Le temps est le complément infini du fini.

Pour poursuivre sur la notion de temps et de néant, au point qu'on pourrait proposer le pastiche
Néant et temps, le temps pose la question du réel. C'est une question religieuse. Dans un rapport transcendantaliste, le temps est inexplicable parce qu'on ne comprend pas ce processus de déroulement à partir d'une conception où le changement est secondaire. On nous explique que le sensible est la partie dégénérée de l'Être. Le temps serait ainsi comme le symbole inexplicable de cette dégénérescence. Le summum du mystère (dans un sens mineur et négatif) culmine avec les interprétations de Simone Weil qui finit par rendre le sensible inutile par rapport à la perfection de l'Être. Dans une optique néanthéiste, le temps est la figuration approximative et déformée du néant positif. Le sensible est une partie ordonnée du réel. Toute partie est fractionnée en donné ordonné. Le morcèlement exprime le mélange inextricable et rédupliqué du néant et de l'être au sein du réel.
Le mélange engendre des séparations infinies parce que le propre du néant est d'échapper à des catégorisations finies. Le processus temporel qui tend à créer un continuum linéaire selon les sens humains indique que nous ne percevons de la réalité que ce qui est ordonné par rapport à ce que nous nommons sensible. Le reste du réel, cette partie néanthéiste vaste et vague, se reporte en temps, soit en complément fractionné et multiple du sensible. Le temps est l'expression d'une limite, qui fait que nous sommes coincés dans une perspective qui nous interdit de comprendre que nous sommes des parties imbriquées dans d'autres parties - morcèlement à l'infini.
Ce que nous appelons instants est divisible à l'infini et ne vaut que par rapport à des conventions. Au fond, le temps est identique à l'espace et doit être approché en termes de morcèlements. Derrière le temps, c'est la question de l'infini qui surgit. Le déroulement du temps est l'inscription de l'infini dans le fini. Le temps est le complément infini du fini.
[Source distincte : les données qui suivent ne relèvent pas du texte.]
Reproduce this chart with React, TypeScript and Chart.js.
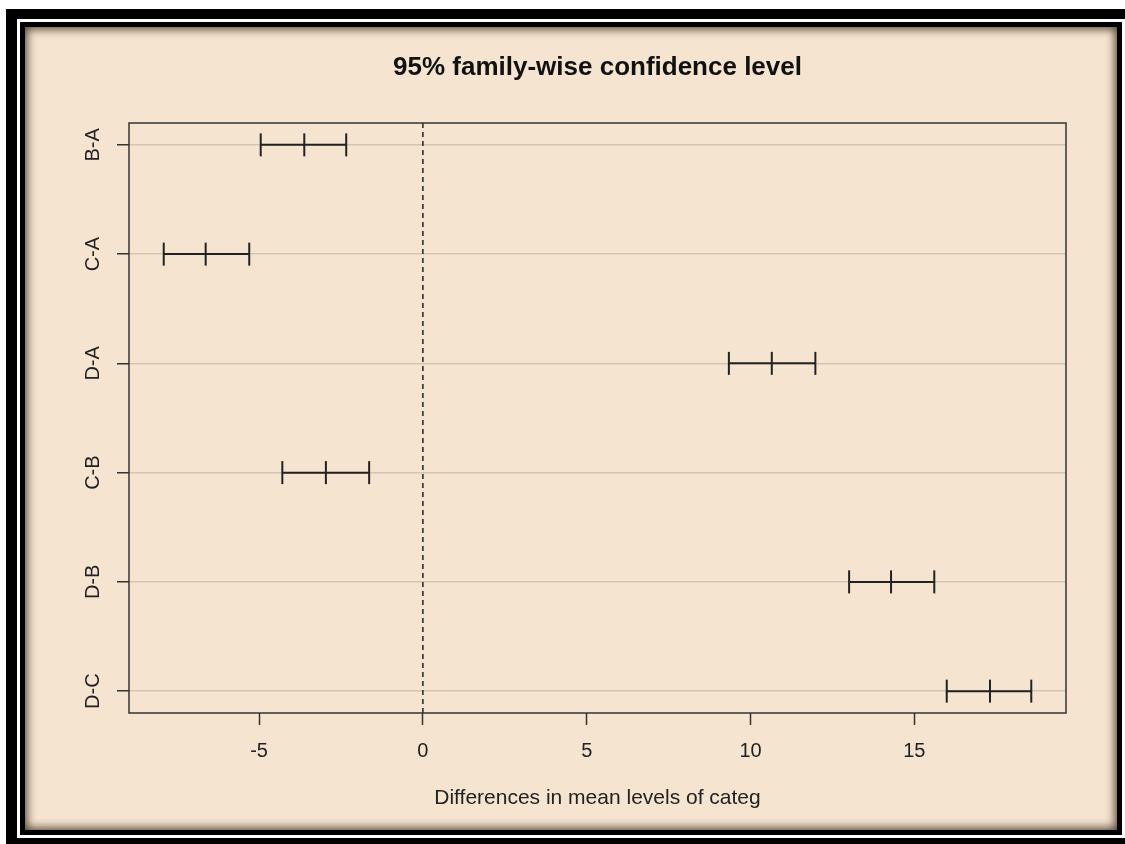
import React, { useEffect, useRef } from "react";
import { Chart, registerables } from "chart.js";

Chart.register(...registerables);

const categories = ["B-A", "C-A", "D-A", "C-B", "D-B", "D-C"];
const lowerValues = [-4.95, -7.91, 9.34, -4.29, 13.01, 15.99];
const centerValues = [-3.62, -6.63, 10.65, -2.96, 14.29, 17.31];
const upperValues = [-2.34, -5.3, 11.98, -1.64, 15.61, 18.57];
const xTickValues = [-5, 0, 5, 10, 15];
const xLimits = [-8.97, 19.63];
const yLimits = [0.8, 6.2];
const titleText = "95% family-wise confidence level";
const xTitleText = "Differences in mean levels of categ";

const FONT = "'Liberation Sans', Arial, Helvetica, sans-serif";
const INK = "#222222";

const plotBox = {
  id: "plotBox",
  afterDatasetsDraw(chart: any) {
    const { ctx, chartArea } = chart;
    ctx.save();
    ctx.strokeStyle = "#333333";
    ctx.lineWidth = 1.5;
    ctx.strokeRect(
      chartArea.left,
      chartArea.top,
      chartArea.right - chartArea.left,
      chartArea.bottom - chartArea.top
    );
    ctx.restore();
  },
};

export default function App() {
  const ref = useRef<HTMLCanvasElement | null>(null);

  useEffect(() => {
    if (!ref.current) return;
    const segmentSets = categories.map((c, i) => ({
      type: "line" as const,
      label: c,
      data: [
        { x: lowerValues[i], y: i + 1 },
        { x: upperValues[i], y: i + 1 },
      ],
      borderColor: INK,
      borderWidth: 2,
      pointRadius: 0,
      fill: false,
    }));
    const tickPoints: { x: number; y: number }[] = [];
    categories.forEach((_, i) => {
      tickPoints.push({ x: lowerValues[i], y: i + 1 });
      tickPoints.push({ x: centerValues[i], y: i + 1 });
      tickPoints.push({ x: upperValues[i], y: i + 1 });
    });

    const chart = new Chart(ref.current, {
      type: "scatter",
      data: {
        datasets: [
          {
            type: "line",
            label: "zero",
            data: [
              { x: 0, y: yLimits[0] },
              { x: 0, y: yLimits[1] },
            ],
            borderColor: INK,
            borderWidth: 1.5,
            borderDash: [5, 4],
            pointRadius: 0,
            fill: false,
          },
          ...segmentSets,
          {
            type: "scatter",
            label: "ticks",
            data: tickPoints,
            pointStyle: "line",
            rotation: 90,
            radius: 11.5,
            borderWidth: 2,
            borderColor: INK,
            backgroundColor: INK,
          },
        ] as any,
      },
      options: {
        animation: false,
        responsive: false,
        events: [],
        layout: { padding: { left: 0, right: 59, top: 0, bottom: 0 } },
        plugins: {
          legend: { display: false },
          tooltip: { enabled: false },
          title: {
            display: true,
            text: titleText,
            fullSize: false,
            color: "#111111",
            font: { family: FONT, size: 26, weight: "bold" },
            padding: { top: 52.5, bottom: 39.3 },
          },
        },
        scales: {
          x: {
            type: "linear",
            position: "bottom",
            min: xLimits[0],
            max: xLimits[1],
            afterBuildTicks: (scale: any) => {
              scale.ticks = xTickValues.map((v) => ({ value: v }));
            },
            afterFit: (scale: any) => {
              scale.height = 131;
            },
            grid: {
              drawOnChartArea: false,
              drawTicks: true,
              tickLength: 12,
              tickColor: "#333333",
              tickWidth: 1.5,
            },
            border: { display: false },
            ticks: {
              autoSkip: false,
              color: INK,
              padding: 14,
              font: { family: FONT, size: 20 },
              callback: (v: any) => String(v),
            },
            title: {
              display: true,
              text: xTitleText,
              color: INK,
              font: { family: FONT, size: 21 },
              padding: { top: 0, bottom: 33 },
            },
          },
          y: {
            type: "linear",
            position: "left",
            min: yLimits[0],
            max: yLimits[1],
            reverse: true,
            afterBuildTicks: (scale: any) => {
              scale.ticks = categories.map((_, i) => ({ value: i + 1 }));
            },
            afterFit: (scale: any) => {
              scale.width = 129;
            },
            grid: {
              drawOnChartArea: true,
              color: "#d3c5b3",
              lineWidth: 1.5,
              drawTicks: true,
              tickLength: 12,
              tickColor: "#333333",
              tickWidth: 1.5,
            },
            border: { display: false },
            ticks: {
              autoSkip: false,
              color: INK,
              minRotation: 90,
              maxRotation: 90,
              crossAlign: "center",
              padding: 6,
              font: { family: FONT, size: 20 },
              callback: (v: any) => categories[Math.round(v) - 1] ?? "",
            },
          },
        },
      },
      plugins: [plotBox],
    } as any);
    return () => chart.destroy();
  }, []);

  return (
    <div
      style={{
        position: "fixed",
        left: 0,
        top: 0,
        width: 1125,
        height: 844,
        background: "#ffffff",
        overflow: "hidden",
      }}
    >
      <div style={{ position: "absolute", left: 6, top: 9, width: 1130, height: 840, background: "#000" }} />
      <div style={{ position: "absolute", left: 17, top: 19, width: 1108, height: 819, background: "#fff" }} />
      <div style={{ position: "absolute", left: 20, top: 22, width: 1102, height: 813, background: "#000" }} />
      <div
        style={{
          position: "absolute",
          left: 25,
          top: 27,
          width: 1092,
          height: 803,
          background: "#f5e4d0",
          boxShadow: "inset 0 0 10px 2px rgba(40,25,10,0.8)",
        }}
      />
      <canvas
        ref={ref}
        width={1125}
        height={844}
        style={{ position: "absolute", left: 0, top: 0, width: 1125, height: 844 }}
      />
    </div>
  );
}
La limite infinie du fini est le temps - comme rappel et réduplication de l'infini. L'infini n'est pas le prolongement inexplicable de l'Être, mais l'
envers du sensible. Si nous ne parvenons pas à comprendre le temps, c'est à cause de cette configuration d'enversion. L'infini néanthéiste désigne l'indéfini réfléchissement des ordonnations entre l'ordre pur et le néant pur, qui tous deux sont des abstractions et des approximations commodes. La texture du réel n'est pas de l'ordre de la finitude d'un corps délimité.
Elle est dans la réciprocité du rapport d'envers. Le temps ne signifie pas la limite de l'Être, mais ce mécanisme de réfléchissement et le fait que pour donner sens au phénomène temporel, il faudrait sortir de la dimension sensible et maîtriser l'ensemble des jeux de miroirs qui morcèlent le réel en une myriade de dimensions. Le temps est une barrière qui nous signale l'existence de ces dimensions sans que nous puissions par nos sens rivés au champ sensible y accéder.
Nous sommes trop attachés à notre dimension pour effectuer une opération que seule la mort nous oblige à effectuer. De ce point de vue, le morcèlement indique que nous sommes à la fois l'ensemble des morcèlements et le morcèlement dans lequel nous sommes circonscrits. Le lien entre le sensible et les autres morcèlements est souligné par le temps comme limite. Nos expériences les plus intimes sont aussi les plus évocatrices de cette barrière qui indique la présence du néant : le temps, l'espace, la mort.